* [Data block]
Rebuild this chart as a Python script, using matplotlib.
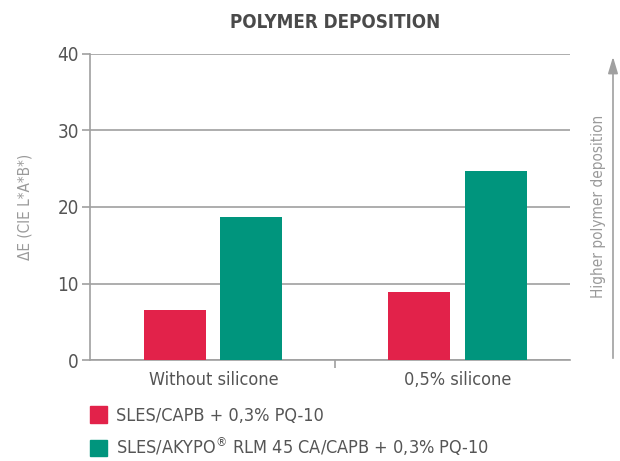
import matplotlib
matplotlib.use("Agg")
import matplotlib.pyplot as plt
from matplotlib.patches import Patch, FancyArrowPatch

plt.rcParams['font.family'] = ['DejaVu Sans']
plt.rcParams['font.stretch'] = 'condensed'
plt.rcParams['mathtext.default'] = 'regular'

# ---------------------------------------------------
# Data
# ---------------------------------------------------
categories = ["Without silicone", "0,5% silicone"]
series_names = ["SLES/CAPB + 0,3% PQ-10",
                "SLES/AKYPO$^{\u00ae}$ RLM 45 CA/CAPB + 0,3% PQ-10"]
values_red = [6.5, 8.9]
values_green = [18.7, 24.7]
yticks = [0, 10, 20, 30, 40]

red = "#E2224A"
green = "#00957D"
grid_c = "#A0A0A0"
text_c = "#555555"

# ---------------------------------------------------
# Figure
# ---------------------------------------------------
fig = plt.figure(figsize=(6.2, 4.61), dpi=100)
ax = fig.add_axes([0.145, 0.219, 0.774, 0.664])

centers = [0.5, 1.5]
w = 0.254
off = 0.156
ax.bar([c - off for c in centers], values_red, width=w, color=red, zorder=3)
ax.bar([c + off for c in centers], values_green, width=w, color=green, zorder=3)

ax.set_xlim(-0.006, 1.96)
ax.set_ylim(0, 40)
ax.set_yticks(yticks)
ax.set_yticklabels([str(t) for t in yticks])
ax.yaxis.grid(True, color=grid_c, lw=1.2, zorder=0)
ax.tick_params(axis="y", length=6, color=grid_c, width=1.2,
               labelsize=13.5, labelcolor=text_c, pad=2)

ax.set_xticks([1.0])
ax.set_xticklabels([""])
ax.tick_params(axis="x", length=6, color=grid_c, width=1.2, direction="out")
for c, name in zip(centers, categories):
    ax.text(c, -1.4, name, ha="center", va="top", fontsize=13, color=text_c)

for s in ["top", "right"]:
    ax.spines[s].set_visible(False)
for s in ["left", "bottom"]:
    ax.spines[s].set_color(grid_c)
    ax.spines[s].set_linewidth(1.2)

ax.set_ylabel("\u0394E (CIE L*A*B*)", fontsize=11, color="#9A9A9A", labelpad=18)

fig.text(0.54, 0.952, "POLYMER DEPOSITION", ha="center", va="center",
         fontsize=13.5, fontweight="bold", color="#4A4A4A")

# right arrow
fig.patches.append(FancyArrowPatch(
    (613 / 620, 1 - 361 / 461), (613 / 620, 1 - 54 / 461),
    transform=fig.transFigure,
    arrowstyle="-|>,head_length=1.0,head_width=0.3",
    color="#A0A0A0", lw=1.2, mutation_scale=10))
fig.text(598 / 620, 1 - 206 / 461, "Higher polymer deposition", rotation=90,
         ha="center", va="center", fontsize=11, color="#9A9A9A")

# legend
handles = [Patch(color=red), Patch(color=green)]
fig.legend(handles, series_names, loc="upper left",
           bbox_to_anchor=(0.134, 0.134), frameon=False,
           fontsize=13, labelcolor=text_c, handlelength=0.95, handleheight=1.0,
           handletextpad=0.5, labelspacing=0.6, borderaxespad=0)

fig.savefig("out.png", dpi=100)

* [Stated exercise] Print, exactly as written, the lines above from the first one to the one containing "plt.rcParams['mathtext.default'] = 'regular'". Leave out pictures.

* [Problem solution]
Rebuild this chart as a Python script, using matplotlib.
import matplotlib
matplotlib.use("Agg")
import matplotlib.pyplot as plt
from matplotlib.patches import Patch, FancyArrowPatch

plt.rcParams['font.family'] = ['DejaVu Sans']
plt.rcParams['font.stretch'] = 'condensed'
plt.rcParams['mathtext.default'] = 'regular'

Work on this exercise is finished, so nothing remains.